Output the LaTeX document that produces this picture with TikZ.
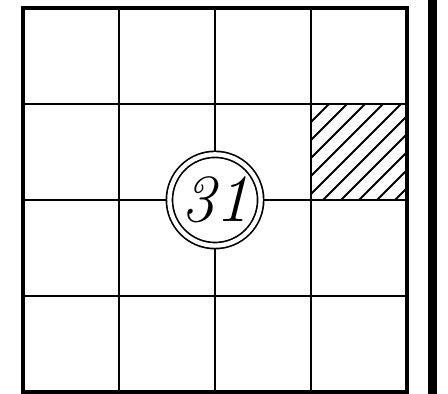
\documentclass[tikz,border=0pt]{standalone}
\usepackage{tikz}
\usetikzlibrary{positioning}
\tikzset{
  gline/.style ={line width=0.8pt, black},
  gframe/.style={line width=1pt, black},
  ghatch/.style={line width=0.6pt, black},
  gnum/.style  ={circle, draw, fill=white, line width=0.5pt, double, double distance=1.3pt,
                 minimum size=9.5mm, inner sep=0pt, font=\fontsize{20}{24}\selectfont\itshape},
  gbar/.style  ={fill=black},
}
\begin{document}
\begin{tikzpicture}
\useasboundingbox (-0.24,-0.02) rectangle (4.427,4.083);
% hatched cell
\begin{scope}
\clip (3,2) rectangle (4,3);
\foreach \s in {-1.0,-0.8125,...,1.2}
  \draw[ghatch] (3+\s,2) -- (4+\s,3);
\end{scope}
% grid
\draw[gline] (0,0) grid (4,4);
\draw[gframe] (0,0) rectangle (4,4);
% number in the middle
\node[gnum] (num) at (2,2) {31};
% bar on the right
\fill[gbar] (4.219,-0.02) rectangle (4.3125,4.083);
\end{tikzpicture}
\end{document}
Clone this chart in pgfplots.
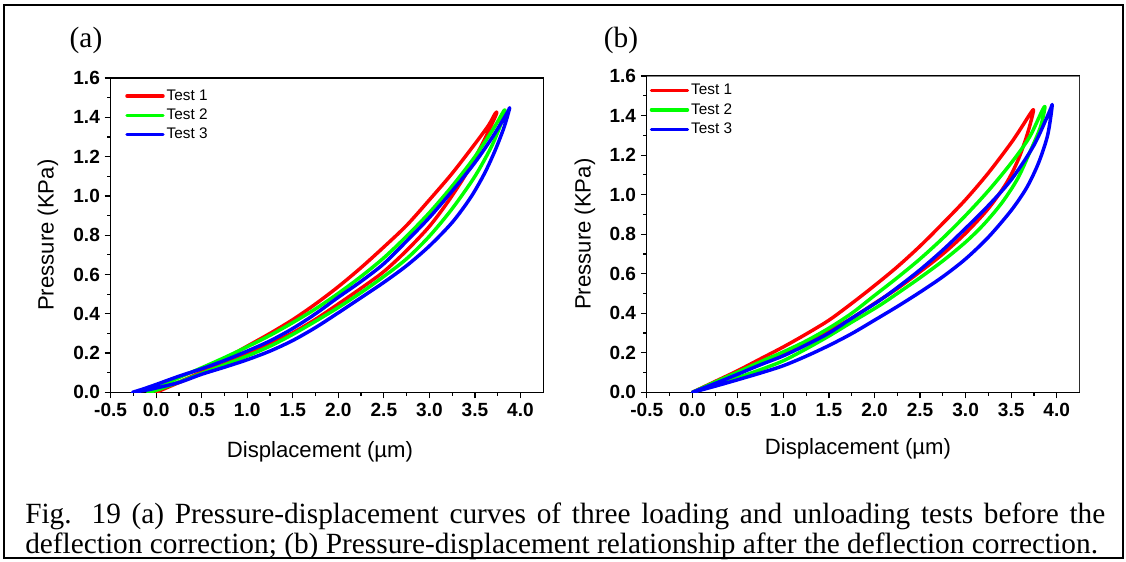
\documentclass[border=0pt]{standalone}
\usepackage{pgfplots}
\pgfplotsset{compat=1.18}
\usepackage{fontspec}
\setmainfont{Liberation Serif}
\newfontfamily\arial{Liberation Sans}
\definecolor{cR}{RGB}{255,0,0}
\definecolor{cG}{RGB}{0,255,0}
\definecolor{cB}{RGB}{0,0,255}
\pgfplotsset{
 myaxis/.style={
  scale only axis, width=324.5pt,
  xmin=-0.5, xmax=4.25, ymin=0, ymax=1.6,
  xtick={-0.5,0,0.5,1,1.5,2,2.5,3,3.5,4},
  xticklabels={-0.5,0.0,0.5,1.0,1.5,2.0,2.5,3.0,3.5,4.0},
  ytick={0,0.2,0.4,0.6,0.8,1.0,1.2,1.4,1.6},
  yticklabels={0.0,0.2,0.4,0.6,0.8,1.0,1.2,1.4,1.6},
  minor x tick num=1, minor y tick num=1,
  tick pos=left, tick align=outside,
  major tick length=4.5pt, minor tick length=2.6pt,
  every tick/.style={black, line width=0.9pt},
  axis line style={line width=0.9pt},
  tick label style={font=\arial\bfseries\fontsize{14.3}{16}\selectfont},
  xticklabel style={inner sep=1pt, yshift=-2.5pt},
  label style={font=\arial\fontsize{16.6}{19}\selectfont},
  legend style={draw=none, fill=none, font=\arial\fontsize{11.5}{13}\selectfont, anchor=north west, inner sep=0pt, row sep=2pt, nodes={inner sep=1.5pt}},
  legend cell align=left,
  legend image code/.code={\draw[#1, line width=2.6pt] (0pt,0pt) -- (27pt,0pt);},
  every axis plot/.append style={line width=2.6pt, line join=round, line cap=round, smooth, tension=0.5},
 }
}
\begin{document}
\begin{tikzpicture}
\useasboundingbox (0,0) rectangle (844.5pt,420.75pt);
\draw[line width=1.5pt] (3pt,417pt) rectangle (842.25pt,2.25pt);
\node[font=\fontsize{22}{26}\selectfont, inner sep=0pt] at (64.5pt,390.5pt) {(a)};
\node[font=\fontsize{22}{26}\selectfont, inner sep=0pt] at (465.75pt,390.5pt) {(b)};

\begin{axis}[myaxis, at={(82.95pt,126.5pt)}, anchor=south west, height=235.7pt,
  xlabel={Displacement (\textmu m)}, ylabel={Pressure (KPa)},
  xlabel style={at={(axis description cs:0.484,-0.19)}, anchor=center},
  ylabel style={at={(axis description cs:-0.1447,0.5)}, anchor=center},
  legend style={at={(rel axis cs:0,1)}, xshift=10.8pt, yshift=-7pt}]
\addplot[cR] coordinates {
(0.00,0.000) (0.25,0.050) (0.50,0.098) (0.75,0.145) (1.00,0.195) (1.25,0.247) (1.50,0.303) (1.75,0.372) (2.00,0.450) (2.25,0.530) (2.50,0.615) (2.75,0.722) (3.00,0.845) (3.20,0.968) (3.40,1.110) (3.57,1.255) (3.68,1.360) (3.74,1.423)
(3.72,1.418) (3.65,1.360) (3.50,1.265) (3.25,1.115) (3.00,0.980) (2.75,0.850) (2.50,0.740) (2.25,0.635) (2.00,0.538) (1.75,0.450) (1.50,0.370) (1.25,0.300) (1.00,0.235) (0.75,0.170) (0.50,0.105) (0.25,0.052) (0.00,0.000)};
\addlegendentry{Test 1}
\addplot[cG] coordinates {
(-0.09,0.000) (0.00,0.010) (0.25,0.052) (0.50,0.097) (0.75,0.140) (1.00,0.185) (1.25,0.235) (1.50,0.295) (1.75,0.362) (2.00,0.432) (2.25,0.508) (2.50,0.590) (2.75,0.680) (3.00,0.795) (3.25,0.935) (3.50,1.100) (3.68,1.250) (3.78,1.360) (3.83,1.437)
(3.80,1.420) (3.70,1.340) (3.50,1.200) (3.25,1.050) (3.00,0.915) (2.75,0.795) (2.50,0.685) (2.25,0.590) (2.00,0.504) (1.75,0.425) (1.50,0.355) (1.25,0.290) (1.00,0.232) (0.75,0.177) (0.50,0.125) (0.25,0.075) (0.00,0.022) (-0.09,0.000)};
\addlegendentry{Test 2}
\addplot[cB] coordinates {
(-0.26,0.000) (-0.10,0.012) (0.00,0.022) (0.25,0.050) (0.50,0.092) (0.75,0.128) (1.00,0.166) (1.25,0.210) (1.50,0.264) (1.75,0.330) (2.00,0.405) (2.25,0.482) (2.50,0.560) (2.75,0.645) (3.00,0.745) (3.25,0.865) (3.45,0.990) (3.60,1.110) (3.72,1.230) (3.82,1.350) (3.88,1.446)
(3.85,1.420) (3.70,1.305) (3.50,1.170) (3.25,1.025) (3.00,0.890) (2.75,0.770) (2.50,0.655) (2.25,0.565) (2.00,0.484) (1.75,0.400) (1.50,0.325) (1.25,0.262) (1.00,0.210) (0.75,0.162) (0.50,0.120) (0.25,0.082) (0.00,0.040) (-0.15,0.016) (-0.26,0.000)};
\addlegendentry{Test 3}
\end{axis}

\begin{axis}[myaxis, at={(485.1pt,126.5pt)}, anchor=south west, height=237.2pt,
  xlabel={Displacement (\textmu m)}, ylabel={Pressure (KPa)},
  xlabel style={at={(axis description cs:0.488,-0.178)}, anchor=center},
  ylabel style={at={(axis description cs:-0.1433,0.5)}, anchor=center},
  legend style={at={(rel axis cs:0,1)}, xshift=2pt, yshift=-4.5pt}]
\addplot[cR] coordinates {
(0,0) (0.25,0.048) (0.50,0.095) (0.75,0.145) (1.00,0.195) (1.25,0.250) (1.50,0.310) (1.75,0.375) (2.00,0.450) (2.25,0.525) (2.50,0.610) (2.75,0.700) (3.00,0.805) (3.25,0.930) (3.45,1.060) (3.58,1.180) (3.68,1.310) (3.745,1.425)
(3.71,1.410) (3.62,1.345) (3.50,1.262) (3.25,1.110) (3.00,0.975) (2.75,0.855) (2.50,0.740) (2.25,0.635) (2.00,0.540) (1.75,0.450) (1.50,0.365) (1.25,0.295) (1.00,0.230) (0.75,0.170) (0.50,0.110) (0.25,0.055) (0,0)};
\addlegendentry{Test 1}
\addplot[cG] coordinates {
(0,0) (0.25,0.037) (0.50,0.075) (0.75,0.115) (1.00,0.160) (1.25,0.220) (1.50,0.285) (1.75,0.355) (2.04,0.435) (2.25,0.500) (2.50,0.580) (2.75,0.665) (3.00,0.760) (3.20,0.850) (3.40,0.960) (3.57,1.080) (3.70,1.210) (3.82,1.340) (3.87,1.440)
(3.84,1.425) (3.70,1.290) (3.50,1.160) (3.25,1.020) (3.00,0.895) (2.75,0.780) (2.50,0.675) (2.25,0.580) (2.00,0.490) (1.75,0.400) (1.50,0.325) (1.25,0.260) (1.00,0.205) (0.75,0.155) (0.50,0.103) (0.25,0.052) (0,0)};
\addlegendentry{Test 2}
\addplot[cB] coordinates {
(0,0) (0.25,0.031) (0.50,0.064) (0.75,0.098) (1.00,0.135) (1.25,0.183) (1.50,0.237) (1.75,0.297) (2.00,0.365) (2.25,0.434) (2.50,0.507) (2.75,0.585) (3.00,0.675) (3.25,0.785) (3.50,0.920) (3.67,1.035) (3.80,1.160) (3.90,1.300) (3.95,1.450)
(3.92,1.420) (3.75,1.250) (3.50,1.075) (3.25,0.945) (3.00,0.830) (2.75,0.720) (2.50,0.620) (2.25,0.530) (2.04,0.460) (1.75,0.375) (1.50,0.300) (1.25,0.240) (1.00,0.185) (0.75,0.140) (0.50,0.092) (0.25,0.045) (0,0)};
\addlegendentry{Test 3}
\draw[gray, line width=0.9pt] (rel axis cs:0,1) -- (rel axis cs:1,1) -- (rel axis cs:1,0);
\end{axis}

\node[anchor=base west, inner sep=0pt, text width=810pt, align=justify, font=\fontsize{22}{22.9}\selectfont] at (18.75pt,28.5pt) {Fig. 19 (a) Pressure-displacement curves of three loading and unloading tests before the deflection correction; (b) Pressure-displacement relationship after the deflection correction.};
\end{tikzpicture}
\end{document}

------

TASK TO CARRY OUT:
Copy every line of the listing that includes the string "this".

EXERCISE OUTPUT:
Output the LaTeX document that produces this picture with TikZ.
Clone this chart in pgfplots.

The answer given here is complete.